*Task objective*
Copy exactly the lines from the one containing "Clone this chart in D3.js." to the one containing "var binWidth = 0.02;", both lines included, and nothing else.

*Material shown*
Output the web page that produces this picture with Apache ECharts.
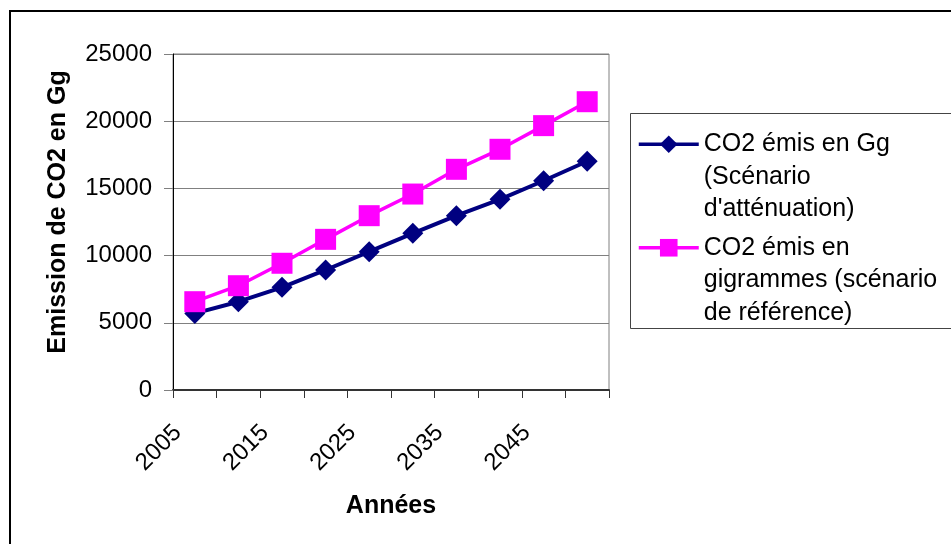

--

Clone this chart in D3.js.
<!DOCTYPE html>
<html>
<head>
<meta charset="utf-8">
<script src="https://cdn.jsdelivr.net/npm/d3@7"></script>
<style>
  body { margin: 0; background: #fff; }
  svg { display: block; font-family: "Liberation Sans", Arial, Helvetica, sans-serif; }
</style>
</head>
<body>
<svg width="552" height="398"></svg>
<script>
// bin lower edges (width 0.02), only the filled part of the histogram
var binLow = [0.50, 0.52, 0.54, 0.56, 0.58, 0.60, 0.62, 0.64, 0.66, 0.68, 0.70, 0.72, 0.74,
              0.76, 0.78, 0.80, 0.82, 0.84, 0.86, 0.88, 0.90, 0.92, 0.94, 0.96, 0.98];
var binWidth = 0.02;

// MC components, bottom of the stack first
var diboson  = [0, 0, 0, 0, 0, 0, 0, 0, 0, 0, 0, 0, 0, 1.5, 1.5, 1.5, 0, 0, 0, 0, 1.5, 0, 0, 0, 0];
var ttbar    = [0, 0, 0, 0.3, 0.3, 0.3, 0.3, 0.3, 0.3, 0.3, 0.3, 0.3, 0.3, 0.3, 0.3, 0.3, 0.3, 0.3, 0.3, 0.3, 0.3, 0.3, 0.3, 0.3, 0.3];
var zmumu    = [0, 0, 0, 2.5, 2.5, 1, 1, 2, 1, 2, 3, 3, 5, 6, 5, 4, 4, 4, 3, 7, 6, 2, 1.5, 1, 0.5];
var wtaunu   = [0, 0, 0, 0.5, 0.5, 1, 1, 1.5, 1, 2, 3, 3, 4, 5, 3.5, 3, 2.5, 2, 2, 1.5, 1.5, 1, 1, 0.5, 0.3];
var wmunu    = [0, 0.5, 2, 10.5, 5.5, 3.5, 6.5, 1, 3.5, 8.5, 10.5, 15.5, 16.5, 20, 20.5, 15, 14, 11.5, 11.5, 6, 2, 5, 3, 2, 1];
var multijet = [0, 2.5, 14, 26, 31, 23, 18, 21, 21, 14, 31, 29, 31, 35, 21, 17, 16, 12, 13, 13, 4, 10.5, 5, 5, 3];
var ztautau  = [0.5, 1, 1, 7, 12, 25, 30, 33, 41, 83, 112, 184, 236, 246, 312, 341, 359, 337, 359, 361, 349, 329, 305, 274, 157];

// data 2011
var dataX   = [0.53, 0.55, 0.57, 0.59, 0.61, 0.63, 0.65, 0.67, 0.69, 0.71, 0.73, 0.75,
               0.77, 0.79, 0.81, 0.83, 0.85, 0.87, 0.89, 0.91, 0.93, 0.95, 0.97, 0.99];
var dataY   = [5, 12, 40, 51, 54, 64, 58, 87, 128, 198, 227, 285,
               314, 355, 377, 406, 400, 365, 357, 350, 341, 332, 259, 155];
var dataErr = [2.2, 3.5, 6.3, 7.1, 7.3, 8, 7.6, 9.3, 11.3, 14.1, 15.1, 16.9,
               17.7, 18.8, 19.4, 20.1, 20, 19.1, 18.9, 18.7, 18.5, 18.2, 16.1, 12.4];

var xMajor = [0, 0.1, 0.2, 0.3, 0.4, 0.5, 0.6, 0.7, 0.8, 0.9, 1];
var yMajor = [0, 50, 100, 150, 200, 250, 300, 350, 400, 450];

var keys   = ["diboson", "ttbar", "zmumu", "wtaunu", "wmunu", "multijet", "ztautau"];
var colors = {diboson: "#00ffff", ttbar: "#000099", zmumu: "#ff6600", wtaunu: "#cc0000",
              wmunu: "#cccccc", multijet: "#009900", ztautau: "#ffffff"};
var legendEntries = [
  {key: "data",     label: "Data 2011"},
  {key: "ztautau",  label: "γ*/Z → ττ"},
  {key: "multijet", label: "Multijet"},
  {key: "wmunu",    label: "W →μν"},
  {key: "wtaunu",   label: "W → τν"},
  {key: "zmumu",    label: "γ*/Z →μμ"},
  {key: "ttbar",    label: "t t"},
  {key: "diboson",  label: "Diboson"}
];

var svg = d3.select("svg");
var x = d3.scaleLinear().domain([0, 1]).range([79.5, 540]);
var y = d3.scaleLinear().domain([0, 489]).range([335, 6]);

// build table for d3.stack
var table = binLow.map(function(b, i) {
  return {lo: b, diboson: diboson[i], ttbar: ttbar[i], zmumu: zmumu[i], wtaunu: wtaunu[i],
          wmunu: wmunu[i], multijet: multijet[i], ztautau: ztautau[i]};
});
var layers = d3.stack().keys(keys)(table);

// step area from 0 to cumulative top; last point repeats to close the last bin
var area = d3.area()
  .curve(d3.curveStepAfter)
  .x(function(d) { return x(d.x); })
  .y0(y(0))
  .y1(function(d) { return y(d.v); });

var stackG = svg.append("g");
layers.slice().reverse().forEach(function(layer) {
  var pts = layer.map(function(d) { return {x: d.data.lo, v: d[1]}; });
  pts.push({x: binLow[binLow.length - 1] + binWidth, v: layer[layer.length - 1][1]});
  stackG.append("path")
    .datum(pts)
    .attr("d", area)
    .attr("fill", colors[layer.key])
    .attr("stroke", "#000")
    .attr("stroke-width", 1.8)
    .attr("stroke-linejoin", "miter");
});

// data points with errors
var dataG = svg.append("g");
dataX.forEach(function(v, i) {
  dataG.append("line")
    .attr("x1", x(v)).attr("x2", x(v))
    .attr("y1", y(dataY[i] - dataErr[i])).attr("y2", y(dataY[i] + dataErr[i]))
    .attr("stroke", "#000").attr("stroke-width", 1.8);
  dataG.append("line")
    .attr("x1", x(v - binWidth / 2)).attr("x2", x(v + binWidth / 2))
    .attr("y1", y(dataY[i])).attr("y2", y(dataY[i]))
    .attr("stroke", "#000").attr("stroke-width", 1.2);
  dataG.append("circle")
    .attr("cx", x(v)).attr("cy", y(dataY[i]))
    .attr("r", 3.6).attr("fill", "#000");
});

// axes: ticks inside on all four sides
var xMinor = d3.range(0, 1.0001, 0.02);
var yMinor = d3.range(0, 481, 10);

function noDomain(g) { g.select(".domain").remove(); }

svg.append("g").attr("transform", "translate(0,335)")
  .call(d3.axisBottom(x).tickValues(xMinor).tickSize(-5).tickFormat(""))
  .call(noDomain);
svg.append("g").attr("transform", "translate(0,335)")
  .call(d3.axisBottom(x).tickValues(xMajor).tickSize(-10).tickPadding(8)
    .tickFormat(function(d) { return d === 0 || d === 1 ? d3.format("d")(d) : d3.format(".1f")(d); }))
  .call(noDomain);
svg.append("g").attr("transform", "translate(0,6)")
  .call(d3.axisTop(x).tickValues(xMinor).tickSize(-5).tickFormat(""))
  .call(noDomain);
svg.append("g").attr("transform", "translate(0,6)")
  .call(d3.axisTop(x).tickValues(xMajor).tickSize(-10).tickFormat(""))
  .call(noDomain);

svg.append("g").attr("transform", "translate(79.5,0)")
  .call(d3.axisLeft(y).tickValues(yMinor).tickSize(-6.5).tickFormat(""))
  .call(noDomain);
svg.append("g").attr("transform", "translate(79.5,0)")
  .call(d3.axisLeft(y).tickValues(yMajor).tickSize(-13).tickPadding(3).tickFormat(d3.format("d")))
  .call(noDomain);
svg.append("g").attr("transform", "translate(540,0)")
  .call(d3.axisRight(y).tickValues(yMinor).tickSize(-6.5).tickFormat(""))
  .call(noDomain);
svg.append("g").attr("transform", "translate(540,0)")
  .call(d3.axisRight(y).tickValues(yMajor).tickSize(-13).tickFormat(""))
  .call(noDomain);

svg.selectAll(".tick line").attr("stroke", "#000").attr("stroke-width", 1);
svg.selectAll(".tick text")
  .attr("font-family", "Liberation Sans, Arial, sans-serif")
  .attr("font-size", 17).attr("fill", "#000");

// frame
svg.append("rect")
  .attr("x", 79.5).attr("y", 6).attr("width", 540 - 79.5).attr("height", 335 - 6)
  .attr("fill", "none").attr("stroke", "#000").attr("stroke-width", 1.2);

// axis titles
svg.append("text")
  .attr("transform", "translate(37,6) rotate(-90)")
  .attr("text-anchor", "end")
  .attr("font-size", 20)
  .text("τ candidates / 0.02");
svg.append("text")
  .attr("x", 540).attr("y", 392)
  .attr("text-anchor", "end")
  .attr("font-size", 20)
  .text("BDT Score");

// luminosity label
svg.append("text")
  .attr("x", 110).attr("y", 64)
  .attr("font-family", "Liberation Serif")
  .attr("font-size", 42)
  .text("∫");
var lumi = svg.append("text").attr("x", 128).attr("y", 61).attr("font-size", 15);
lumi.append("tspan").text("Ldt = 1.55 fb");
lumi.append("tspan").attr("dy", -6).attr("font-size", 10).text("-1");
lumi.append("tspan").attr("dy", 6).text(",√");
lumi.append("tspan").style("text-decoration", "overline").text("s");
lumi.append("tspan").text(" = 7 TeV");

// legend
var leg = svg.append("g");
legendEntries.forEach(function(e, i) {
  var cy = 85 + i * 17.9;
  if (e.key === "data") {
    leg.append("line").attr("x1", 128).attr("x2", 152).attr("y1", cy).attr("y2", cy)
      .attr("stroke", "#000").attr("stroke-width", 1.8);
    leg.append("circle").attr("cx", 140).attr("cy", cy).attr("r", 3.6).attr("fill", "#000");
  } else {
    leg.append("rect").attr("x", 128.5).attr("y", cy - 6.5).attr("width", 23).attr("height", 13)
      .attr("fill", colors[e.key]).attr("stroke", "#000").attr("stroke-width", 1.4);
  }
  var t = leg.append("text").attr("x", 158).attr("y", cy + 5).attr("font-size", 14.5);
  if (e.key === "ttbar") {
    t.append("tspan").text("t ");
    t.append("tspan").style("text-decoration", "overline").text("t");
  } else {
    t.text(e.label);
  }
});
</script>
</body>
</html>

*Solution to this exercise*
Clone this chart in D3.js.
<!DOCTYPE html>
<html>
<head>
<meta charset="utf-8">
<script src="https://cdn.jsdelivr.net/npm/d3@7"></script>
<style>
  body { margin: 0; background: #fff; }
  svg { display: block; font-family: "Liberation Sans", Arial, Helvetica, sans-serif; }
</style>
</head>
<body>
<svg width="552" height="398"></svg>
<script>
// bin lower edges (width 0.02), only the filled part of the histogram
var binLow = [0.50, 0.52, 0.54, 0.56, 0.58, 0.60, 0.62, 0.64, 0.66, 0.68, 0.70, 0.72, 0.74,
              0.76, 0.78, 0.80, 0.82, 0.84, 0.86, 0.88, 0.90, 0.92, 0.94, 0.96, 0.98];
var binWidth = 0.02;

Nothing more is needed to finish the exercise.